This is rather simple: I want a biological electromagnet capable of producing a weak magnetic pulse when electrified.
I recognize what an electromagnet is: a coil, spiral, or helix of conductive material through which an electric current flows, thereby inducing a magnetic field. Yes, I know that any electromagnet worth its salt uses a magnetic core. No, I am not talking about that core.
Moreover, I already have a power source lined up for this electromagnet: an electrocyte similar to that of an electric eel; essentially, it's a biological voltaic pile that works by suddenly pumping sodium and potassium ions out of itself in order to produce an electric pulse, which then is used to briefly power the electromagnet.
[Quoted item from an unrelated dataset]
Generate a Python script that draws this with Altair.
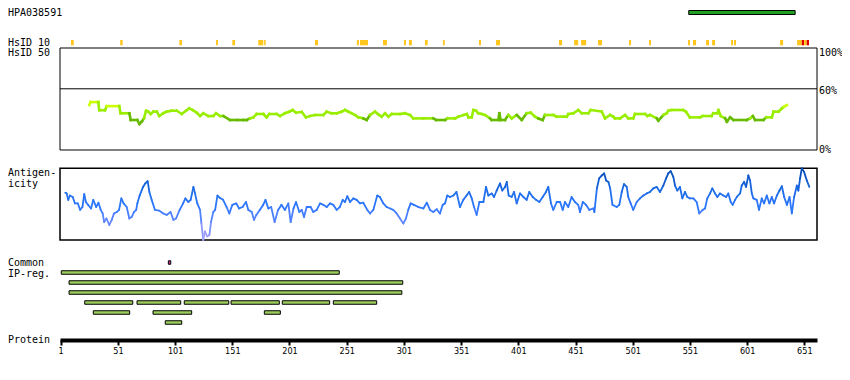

On top of that, I know what the structure of this electromagnet will be: a horn-like structure made out of conductive material which grows into a loop; the organism this magnet is attached to is mature when its horn stops growing in loops and grows back around to make contact with itself to complete the "circuit", as it were.
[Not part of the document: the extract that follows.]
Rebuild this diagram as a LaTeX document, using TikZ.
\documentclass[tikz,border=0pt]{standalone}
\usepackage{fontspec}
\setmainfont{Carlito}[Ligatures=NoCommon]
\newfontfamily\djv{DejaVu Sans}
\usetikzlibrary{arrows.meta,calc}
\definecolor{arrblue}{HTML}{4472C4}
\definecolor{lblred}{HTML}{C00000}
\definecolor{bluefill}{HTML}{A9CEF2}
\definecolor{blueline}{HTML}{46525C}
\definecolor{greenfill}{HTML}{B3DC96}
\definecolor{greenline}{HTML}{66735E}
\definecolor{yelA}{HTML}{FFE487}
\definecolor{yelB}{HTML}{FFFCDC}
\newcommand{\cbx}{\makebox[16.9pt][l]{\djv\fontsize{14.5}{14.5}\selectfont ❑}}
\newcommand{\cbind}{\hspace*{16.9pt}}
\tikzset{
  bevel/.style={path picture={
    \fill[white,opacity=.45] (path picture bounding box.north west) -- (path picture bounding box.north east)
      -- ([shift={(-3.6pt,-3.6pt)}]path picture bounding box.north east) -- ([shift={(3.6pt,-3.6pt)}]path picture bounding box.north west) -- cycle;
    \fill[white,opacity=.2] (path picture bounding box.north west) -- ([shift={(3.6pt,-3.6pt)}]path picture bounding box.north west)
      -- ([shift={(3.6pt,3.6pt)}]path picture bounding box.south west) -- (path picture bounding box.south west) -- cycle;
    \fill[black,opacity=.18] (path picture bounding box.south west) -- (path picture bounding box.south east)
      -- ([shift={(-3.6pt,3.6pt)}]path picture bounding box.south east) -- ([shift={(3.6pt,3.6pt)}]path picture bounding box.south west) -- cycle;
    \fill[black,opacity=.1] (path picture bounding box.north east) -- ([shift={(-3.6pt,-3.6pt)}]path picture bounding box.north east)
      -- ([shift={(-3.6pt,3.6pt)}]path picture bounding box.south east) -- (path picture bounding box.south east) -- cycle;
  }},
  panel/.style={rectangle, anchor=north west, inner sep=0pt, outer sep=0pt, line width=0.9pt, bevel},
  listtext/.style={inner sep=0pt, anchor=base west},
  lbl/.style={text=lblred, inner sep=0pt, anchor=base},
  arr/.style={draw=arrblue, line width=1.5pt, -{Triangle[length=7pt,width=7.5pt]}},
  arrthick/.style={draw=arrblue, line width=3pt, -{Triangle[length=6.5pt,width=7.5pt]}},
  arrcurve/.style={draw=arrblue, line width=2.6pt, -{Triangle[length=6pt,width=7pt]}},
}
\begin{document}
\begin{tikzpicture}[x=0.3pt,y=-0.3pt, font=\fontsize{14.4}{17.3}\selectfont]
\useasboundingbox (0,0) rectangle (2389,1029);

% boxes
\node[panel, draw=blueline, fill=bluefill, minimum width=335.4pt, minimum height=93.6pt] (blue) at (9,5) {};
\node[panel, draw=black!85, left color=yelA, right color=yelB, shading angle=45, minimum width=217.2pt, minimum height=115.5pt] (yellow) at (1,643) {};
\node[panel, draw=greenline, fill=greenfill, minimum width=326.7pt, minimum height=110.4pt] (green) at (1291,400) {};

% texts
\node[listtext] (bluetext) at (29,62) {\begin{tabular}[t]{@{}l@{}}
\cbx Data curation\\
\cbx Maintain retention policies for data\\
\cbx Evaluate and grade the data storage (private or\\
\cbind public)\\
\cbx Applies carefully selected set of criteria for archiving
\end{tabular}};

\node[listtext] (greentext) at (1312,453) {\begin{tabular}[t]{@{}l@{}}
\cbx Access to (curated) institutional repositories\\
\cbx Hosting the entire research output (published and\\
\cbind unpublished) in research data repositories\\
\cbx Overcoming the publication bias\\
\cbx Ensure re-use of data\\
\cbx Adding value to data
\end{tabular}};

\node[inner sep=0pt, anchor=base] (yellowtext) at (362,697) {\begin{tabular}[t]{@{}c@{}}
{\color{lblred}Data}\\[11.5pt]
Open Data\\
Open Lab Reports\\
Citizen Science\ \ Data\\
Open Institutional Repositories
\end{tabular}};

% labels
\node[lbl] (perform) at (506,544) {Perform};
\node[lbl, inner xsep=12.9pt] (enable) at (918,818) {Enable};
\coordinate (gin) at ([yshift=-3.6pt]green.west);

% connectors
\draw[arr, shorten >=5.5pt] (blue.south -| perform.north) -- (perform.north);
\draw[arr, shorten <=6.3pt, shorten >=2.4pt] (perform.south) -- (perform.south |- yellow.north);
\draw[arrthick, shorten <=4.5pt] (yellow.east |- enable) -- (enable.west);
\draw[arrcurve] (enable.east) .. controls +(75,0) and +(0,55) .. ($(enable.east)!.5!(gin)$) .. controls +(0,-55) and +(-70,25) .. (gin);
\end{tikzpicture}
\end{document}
However, I don't know what conductive material to use for this. I need a material that:
- can be metabolized by Earth-based biology and biochemical pathways, or be made out of things that can be
- can carry an electrical charge
- isn't exceptionally toxic, radioactive, reactive, or flammable
- is stable between 0 and 130 degrees Farenheit - i.e. doesn't melt/form weird crystals/etc. inside an organism
Basically, it needs to be part of an organism with Earth-style biology without killing said organism or loosing function.